**Goal:** All lines from the one with "What Plotly code" through the one with "import plotly.graph_objects as go", and only those, are to be reproduced exactly, both ends included.

**Data shown:**

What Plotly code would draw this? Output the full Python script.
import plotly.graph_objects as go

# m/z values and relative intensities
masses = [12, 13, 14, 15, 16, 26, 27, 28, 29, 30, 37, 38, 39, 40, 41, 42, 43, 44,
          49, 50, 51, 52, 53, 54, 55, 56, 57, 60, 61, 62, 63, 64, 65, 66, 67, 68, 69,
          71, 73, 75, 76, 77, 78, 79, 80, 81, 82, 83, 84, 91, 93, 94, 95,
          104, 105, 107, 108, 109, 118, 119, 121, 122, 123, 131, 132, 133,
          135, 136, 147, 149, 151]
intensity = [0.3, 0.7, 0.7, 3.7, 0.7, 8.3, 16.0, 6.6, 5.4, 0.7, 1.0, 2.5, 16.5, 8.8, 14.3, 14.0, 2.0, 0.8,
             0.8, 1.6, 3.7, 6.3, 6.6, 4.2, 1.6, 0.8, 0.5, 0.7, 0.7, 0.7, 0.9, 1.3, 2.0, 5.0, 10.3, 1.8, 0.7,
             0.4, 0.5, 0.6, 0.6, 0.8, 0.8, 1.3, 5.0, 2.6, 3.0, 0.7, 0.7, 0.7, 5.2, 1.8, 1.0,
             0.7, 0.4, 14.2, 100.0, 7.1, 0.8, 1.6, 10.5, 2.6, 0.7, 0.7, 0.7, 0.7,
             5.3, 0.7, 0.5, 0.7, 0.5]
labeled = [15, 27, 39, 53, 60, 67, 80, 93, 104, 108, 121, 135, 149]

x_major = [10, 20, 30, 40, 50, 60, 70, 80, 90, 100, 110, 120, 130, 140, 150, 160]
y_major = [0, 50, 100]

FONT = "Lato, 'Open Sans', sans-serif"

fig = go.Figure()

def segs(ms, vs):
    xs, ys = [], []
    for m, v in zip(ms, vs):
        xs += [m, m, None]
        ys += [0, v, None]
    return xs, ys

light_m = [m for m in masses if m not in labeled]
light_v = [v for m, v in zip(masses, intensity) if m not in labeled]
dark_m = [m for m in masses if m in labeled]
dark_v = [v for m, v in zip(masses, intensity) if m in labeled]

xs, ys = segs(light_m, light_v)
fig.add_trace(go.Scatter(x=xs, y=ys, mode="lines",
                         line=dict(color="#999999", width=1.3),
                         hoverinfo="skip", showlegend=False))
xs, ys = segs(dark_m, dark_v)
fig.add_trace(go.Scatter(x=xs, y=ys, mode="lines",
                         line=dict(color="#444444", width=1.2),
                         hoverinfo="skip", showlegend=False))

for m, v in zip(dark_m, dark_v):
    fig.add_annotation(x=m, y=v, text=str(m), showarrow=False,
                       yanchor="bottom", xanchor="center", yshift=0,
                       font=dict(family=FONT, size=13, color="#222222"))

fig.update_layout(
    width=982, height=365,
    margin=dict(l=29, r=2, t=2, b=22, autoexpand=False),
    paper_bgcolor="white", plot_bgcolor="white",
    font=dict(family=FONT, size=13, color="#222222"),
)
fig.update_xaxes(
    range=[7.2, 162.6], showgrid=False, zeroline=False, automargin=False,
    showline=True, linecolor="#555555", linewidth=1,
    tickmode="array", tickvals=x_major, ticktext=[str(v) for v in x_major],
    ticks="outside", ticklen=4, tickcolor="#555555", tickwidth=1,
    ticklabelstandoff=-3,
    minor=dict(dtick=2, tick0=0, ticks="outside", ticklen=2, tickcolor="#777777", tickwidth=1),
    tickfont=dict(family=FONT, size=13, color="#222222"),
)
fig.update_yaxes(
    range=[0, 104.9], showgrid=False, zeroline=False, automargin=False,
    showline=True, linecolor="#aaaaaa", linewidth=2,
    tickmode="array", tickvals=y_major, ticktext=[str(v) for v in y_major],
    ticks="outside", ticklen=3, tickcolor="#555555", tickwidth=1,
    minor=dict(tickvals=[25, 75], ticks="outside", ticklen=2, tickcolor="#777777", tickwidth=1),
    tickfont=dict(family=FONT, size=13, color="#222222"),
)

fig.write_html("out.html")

* * *

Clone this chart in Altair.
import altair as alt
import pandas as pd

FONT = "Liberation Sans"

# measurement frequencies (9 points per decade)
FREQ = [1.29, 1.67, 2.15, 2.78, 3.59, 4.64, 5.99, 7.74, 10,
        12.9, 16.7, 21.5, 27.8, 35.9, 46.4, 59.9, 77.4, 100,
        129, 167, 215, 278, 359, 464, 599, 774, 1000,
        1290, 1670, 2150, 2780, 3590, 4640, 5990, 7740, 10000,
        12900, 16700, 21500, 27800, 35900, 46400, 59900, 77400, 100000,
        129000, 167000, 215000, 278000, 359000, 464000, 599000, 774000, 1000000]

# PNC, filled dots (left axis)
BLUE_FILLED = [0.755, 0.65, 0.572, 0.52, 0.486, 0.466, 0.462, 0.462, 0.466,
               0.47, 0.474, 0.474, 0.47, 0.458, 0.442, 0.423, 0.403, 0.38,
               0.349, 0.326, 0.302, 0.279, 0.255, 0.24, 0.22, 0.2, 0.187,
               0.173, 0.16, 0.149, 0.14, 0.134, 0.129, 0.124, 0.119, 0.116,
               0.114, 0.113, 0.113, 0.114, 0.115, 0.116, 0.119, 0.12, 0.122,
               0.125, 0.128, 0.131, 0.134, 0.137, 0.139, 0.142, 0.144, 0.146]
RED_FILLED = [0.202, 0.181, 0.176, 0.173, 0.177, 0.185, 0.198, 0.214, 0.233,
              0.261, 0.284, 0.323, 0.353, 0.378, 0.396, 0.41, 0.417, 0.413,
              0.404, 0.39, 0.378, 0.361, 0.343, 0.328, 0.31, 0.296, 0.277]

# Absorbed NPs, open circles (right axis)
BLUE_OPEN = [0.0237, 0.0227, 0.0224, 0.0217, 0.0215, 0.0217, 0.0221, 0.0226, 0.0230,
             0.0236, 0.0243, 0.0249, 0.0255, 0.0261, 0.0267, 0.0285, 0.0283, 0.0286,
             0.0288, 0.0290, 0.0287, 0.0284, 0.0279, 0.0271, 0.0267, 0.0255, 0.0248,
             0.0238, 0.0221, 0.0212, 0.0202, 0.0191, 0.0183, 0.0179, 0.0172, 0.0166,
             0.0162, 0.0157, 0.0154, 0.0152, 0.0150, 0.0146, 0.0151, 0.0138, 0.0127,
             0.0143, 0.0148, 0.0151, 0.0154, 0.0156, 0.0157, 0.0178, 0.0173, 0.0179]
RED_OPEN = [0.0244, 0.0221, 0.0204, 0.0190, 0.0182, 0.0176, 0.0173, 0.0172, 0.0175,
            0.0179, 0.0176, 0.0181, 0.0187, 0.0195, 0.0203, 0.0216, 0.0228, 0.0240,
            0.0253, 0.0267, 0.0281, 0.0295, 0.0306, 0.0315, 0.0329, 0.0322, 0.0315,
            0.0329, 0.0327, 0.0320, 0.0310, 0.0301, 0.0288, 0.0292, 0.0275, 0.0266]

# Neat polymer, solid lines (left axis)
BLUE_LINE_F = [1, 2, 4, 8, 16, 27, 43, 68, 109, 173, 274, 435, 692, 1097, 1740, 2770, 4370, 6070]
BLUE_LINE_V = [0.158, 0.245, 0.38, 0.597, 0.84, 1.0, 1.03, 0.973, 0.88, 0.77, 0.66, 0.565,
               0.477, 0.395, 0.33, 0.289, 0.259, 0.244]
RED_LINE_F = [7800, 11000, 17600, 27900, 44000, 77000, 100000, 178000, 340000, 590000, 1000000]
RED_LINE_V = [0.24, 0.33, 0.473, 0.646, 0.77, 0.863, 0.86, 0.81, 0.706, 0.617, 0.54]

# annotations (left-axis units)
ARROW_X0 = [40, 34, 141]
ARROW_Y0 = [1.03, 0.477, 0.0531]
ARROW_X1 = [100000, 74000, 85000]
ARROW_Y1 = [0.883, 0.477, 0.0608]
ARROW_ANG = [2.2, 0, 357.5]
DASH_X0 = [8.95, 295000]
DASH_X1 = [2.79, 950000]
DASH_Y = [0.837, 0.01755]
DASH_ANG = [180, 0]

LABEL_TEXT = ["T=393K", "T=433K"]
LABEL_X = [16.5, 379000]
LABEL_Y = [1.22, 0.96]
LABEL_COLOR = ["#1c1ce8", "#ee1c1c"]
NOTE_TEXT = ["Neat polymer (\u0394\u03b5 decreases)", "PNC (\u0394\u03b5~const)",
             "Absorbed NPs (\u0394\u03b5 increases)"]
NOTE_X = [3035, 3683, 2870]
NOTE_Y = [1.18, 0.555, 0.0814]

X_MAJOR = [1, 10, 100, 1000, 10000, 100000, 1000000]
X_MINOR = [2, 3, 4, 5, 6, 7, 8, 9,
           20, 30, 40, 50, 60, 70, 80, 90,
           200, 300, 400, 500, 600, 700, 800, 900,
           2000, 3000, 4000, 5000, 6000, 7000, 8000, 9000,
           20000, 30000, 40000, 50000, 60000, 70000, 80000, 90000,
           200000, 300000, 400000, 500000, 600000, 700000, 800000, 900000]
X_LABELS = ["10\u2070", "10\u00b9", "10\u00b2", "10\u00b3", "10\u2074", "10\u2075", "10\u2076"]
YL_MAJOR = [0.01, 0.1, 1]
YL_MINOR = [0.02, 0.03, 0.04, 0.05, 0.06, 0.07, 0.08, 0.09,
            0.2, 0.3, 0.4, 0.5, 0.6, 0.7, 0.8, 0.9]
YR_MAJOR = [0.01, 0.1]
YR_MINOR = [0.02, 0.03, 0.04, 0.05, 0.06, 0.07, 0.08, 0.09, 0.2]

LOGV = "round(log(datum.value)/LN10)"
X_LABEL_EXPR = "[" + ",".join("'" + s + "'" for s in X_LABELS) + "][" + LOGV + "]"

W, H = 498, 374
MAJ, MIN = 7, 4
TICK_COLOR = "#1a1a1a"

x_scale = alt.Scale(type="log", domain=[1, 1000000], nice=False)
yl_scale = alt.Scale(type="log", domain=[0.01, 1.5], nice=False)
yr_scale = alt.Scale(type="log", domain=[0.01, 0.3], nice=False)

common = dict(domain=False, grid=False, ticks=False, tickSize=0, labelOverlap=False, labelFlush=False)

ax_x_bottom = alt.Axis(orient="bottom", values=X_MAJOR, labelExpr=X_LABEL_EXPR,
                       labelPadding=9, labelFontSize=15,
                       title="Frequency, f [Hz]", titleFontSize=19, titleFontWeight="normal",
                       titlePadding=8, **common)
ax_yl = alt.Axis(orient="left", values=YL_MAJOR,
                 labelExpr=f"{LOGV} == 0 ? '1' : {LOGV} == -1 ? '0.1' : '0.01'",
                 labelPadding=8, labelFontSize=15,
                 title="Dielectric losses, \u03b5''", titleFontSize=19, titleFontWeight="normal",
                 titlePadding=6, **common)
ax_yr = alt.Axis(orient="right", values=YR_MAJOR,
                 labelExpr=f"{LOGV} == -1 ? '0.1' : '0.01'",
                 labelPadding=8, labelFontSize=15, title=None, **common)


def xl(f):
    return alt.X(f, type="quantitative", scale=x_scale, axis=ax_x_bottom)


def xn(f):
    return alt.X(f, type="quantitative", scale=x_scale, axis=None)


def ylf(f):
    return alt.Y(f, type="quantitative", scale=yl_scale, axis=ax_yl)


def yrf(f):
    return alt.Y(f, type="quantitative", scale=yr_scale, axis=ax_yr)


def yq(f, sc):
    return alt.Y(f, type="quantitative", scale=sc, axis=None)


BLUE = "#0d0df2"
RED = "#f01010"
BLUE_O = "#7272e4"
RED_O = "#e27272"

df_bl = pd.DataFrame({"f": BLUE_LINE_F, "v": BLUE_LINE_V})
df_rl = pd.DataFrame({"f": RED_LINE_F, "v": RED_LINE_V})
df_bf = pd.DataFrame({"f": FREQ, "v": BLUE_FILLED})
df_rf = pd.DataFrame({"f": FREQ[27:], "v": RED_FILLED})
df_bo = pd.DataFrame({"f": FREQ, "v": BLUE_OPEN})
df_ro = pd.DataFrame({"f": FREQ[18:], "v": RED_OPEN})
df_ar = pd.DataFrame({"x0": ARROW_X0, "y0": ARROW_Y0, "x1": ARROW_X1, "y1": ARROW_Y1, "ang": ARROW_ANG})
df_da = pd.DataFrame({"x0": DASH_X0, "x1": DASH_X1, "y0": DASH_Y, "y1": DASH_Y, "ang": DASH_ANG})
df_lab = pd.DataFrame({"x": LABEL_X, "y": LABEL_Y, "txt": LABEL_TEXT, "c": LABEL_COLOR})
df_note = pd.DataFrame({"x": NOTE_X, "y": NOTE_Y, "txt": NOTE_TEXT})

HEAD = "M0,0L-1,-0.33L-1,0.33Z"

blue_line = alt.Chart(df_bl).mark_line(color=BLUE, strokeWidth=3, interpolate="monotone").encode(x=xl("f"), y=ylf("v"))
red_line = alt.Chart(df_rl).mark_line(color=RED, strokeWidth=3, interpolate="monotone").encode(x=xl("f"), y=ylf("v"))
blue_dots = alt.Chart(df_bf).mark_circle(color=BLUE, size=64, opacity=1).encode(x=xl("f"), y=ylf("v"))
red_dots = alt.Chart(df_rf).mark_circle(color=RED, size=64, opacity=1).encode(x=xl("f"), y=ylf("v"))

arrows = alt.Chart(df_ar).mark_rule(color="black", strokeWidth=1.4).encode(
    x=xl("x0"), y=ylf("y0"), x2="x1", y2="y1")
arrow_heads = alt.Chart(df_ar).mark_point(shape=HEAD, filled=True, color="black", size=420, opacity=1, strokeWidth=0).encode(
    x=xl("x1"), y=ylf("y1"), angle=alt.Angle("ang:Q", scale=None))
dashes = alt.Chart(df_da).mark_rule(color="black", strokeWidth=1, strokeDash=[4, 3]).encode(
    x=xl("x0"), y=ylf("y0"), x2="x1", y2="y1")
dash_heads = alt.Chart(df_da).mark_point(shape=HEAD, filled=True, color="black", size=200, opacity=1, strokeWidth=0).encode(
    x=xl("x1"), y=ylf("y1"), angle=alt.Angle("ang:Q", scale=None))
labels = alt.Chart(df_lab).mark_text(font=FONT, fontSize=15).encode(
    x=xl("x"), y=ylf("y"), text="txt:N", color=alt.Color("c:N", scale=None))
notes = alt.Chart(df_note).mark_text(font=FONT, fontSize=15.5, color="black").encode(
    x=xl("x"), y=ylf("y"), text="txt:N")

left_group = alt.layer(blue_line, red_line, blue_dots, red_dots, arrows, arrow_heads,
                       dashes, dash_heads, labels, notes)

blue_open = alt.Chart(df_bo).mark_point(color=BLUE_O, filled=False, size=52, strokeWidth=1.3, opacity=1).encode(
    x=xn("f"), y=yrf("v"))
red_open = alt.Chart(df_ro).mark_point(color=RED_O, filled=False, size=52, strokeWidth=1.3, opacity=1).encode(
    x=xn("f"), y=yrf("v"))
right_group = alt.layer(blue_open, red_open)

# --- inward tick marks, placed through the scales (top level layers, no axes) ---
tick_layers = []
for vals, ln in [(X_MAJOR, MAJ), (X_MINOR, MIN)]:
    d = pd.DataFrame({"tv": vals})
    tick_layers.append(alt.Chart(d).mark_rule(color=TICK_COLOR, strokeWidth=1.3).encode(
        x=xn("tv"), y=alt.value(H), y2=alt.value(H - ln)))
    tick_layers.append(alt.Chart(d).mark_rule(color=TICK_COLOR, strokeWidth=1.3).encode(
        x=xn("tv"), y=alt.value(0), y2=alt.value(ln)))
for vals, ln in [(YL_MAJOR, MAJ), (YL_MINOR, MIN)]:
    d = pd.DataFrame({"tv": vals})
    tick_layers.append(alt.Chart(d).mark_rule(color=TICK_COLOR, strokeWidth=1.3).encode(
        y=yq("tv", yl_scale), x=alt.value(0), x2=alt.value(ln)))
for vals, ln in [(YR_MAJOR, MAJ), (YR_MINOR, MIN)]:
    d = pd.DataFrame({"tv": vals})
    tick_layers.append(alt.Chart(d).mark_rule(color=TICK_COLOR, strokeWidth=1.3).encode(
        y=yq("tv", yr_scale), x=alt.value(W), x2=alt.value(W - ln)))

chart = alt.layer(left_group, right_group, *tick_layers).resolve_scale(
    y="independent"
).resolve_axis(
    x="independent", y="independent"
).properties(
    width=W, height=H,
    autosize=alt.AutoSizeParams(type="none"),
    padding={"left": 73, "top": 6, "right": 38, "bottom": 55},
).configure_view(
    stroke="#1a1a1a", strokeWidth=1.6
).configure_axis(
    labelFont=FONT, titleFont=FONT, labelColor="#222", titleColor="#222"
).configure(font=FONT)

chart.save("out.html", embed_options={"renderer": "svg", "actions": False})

**Reply to the task:**
What Plotly code would draw this? Output the full Python script.
import plotly.graph_objects as go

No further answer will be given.